▸ WRITTEN INSTRUCTION
Transcribe all of the material below word for word and leave out its pictures.

▸ STORED DATA
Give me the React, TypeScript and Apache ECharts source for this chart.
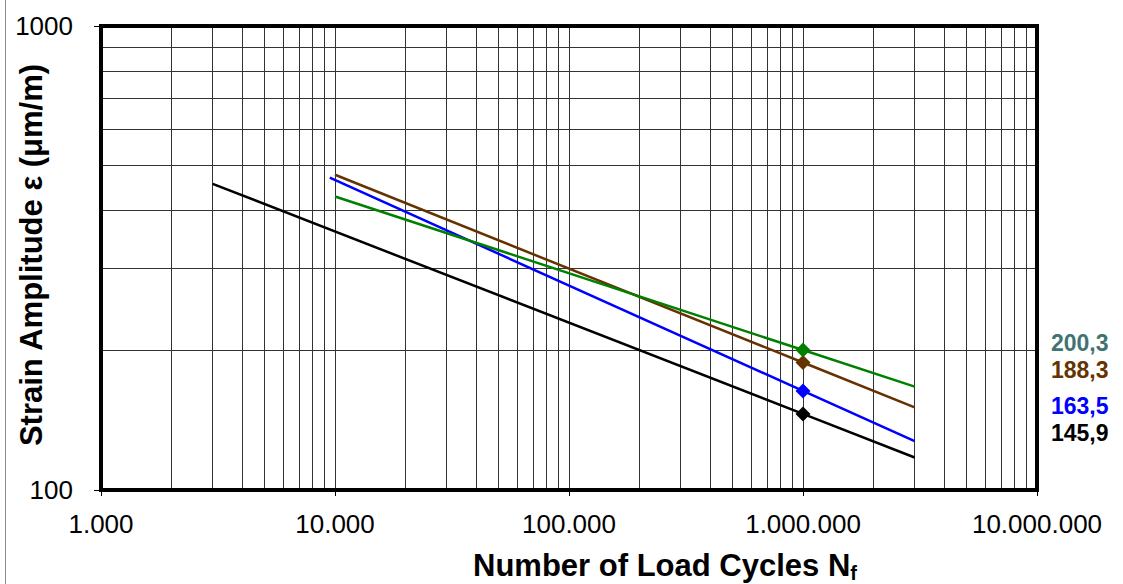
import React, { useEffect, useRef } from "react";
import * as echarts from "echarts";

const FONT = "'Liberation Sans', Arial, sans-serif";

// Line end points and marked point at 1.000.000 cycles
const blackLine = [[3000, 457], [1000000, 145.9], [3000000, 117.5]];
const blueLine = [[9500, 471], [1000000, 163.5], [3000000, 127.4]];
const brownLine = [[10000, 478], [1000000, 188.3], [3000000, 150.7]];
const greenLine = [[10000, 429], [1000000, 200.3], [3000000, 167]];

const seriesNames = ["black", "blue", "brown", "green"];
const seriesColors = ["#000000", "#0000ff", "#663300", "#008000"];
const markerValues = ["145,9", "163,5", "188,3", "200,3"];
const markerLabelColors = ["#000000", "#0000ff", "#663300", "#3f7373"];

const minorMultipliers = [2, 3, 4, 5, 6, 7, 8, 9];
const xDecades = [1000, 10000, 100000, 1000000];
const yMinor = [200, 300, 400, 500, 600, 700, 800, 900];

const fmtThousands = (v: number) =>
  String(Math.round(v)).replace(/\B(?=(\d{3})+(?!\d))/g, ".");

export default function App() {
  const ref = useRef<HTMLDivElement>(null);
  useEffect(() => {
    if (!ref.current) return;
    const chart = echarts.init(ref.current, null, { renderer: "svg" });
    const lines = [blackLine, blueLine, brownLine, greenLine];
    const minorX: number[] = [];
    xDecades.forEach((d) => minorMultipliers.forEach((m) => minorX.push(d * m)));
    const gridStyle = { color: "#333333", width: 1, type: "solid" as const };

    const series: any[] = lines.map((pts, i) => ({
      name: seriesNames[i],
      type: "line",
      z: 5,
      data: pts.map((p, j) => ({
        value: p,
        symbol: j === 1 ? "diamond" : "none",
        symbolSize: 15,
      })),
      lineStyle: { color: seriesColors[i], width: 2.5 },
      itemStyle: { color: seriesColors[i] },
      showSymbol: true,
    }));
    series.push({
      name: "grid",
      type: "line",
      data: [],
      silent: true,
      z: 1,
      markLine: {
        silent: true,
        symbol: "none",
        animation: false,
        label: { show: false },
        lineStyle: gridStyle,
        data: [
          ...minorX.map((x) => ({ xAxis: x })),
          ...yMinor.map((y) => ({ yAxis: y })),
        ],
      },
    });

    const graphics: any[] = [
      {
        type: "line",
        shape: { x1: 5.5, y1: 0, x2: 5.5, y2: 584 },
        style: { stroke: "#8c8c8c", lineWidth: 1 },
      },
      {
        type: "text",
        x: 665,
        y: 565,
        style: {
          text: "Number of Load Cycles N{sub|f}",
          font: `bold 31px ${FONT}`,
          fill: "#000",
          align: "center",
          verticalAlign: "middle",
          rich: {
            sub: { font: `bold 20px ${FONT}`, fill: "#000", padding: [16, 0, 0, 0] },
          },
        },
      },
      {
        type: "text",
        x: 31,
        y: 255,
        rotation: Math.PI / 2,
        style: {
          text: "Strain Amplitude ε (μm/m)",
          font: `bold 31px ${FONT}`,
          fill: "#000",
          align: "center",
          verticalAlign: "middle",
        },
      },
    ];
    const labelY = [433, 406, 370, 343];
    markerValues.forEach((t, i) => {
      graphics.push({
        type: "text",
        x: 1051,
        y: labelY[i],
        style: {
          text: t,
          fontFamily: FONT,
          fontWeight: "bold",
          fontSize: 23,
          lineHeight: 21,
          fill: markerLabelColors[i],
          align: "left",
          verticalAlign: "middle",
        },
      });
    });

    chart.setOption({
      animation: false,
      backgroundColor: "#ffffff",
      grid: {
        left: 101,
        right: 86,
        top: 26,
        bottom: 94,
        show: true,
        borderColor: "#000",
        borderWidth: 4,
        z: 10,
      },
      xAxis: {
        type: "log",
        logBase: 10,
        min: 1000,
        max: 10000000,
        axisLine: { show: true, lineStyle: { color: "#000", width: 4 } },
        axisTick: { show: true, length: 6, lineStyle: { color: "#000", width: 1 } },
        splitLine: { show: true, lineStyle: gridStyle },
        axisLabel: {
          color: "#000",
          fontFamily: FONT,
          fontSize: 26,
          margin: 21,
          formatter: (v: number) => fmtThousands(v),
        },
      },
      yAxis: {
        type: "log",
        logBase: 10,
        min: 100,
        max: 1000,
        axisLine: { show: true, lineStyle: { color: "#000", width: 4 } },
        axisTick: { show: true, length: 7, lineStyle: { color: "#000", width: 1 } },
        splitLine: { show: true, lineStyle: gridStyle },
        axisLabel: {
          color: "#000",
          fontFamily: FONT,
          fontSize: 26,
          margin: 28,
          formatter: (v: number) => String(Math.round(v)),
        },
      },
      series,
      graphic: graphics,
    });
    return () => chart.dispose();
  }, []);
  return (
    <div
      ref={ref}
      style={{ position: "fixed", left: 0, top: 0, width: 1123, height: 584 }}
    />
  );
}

▸ WRITTEN REPLY
Give me the React, TypeScript and Apache ECharts source for this chart.
import React, { useEffect, useRef } from "react";
import * as echarts from "echarts";

const FONT = "'Liberation Sans', Arial, sans-serif";

// Line end points and marked point at 1.000.000 cycles
const blackLine = [[3000, 457], [1000000, 145.9], [3000000, 117.5]];
const blueLine = [[9500, 471], [1000000, 163.5], [3000000, 127.4]];
const brownLine = [[10000, 478], [1000000, 188.3], [3000000, 150.7]];
const greenLine = [[10000, 429], [1000000, 200.3], [3000000, 167]];

const seriesNames = ["black", "blue", "brown", "green"];
const seriesColors = ["#000000", "#0000ff", "#663300", "#008000"];
const markerValues = ["145,9", "163,5", "188,3", "200,3"];
const markerLabelColors = ["#000000", "#0000ff", "#663300", "#3f7373"];

const minorMultipliers = [2, 3, 4, 5, 6, 7, 8, 9];
const xDecades = [1000, 10000, 100000, 1000000];
const yMinor = [200, 300, 400, 500, 600, 700, 800, 900];

const fmtThousands = (v: number) =>
  String(Math.round(v)).replace(/\B(?=(\d{3})+(?!\d))/g, ".");

export default function App() {
  const ref = useRef<HTMLDivElement>(null);
  useEffect(() => {
    if (!ref.current) return;
    const chart = echarts.init(ref.current, null, { renderer: "svg" });
    const lines = [blackLine, blueLine, brownLine, greenLine];
    const minorX: number[] = [];
    xDecades.forEach((d) => minorMultipliers.forEach((m) => minorX.push(d * m)));
    const gridStyle = { color: "#333333", width: 1, type: "solid" as const };

    const series: any[] = lines.map((pts, i) => ({
      name: seriesNames[i],
      type: "line",
      z: 5,
      data: pts.map((p, j) => ({
        value: p,
        symbol: j === 1 ? "diamond" : "none",
        symbolSize: 15,
      })),
      lineStyle: { color: seriesColors[i], width: 2.5 },
      itemStyle: { color: seriesColors[i] },
      showSymbol: true,
    }));
    series.push({
      name: "grid",
      type: "line",
      data: [],
      silent: true,
      z: 1,
      markLine: {
        silent: true,
        symbol: "none",
        animation: false,
        label: { show: false },
        lineStyle: gridStyle,
        data: [
          ...minorX.map((x) => ({ xAxis: x })),
          ...yMinor.map((y) => ({ yAxis: y })),
        ],
      },
    });

    const graphics: any[] = [
      {
        type: "line",
        shape: { x1: 5.5, y1: 0, x2: 5.5, y2: 584 },
        style: { stroke: "#8c8c8c", lineWidth: 1 },
      },
      {
        type: "text",
        x: 665,
        y: 565,
        style: {
          text: "Number of Load Cycles N{sub|f}",
          font: `bold 31px ${FONT}`,
          fill: "#000",
          align: "center",
          verticalAlign: "middle",
          rich: {
            sub: { font: `bold 20px ${FONT}`, fill: "#000", padding: [16, 0, 0, 0] },
          },
        },
      },
      {
        type: "text",
        x: 31,
        y: 255,
        rotation: Math.PI / 2,
        style: {
          text: "Strain Amplitude ε (μm/m)",
          font: `bold 31px ${FONT}`,
          fill: "#000",
          align: "center",
          verticalAlign: "middle",
        },
      },
    ];
    const labelY = [433, 406, 370, 343];
    markerValues.forEach((t, i) => {
      graphics.push({
        type: "text",
        x: 1051,
        y: labelY[i],
        style: {
          text: t,
          fontFamily: FONT,
          fontWeight: "bold",
          fontSize: 23,
          lineHeight: 21,
          fill: markerLabelColors[i],
          align: "left",
          verticalAlign: "middle",
        },
      });
    });

    chart.setOption({
      animation: false,
      backgroundColor: "#ffffff",
      grid: {
        left: 101,
        right: 86,
        top: 26,
        bottom: 94,
        show: true,
        borderColor: "#000",
        borderWidth: 4,
        z: 10,
      },
      xAxis: {
        type: "log",
        logBase: 10,
        min: 1000,
        max: 10000000,
        axisLine: { show: true, lineStyle: { color: "#000", width: 4 } },
        axisTick: { show: true, length: 6, lineStyle: { color: "#000", width: 1 } },
        splitLine: { show: true, lineStyle: gridStyle },
        axisLabel: {
          color: "#000",
          fontFamily: FONT,
          fontSize: 26,
          margin: 21,
          formatter: (v: number) => fmtThousands(v),
        },
      },
      yAxis: {
        type: "log",
        logBase: 10,
        min: 100,
        max: 1000,
        axisLine: { show: true, lineStyle: { color: "#000", width: 4 } },
        axisTick: { show: true, length: 7, lineStyle: { color: "#000", width: 1 } },
        splitLine: { show: true, lineStyle: gridStyle },
        axisLabel: {
          color: "#000",
          fontFamily: FONT,
          fontSize: 26,
          margin: 28,
          formatter: (v: number) => String(Math.round(v)),
        },
      },
      series,
      graphic: graphics,
    });
    return () => chart.dispose();
  }, []);
  return (
    <div
      ref={ref}
      style={{ position: "fixed", left: 0, top: 0, width: 1123, height: 584 }}
    />
  );
}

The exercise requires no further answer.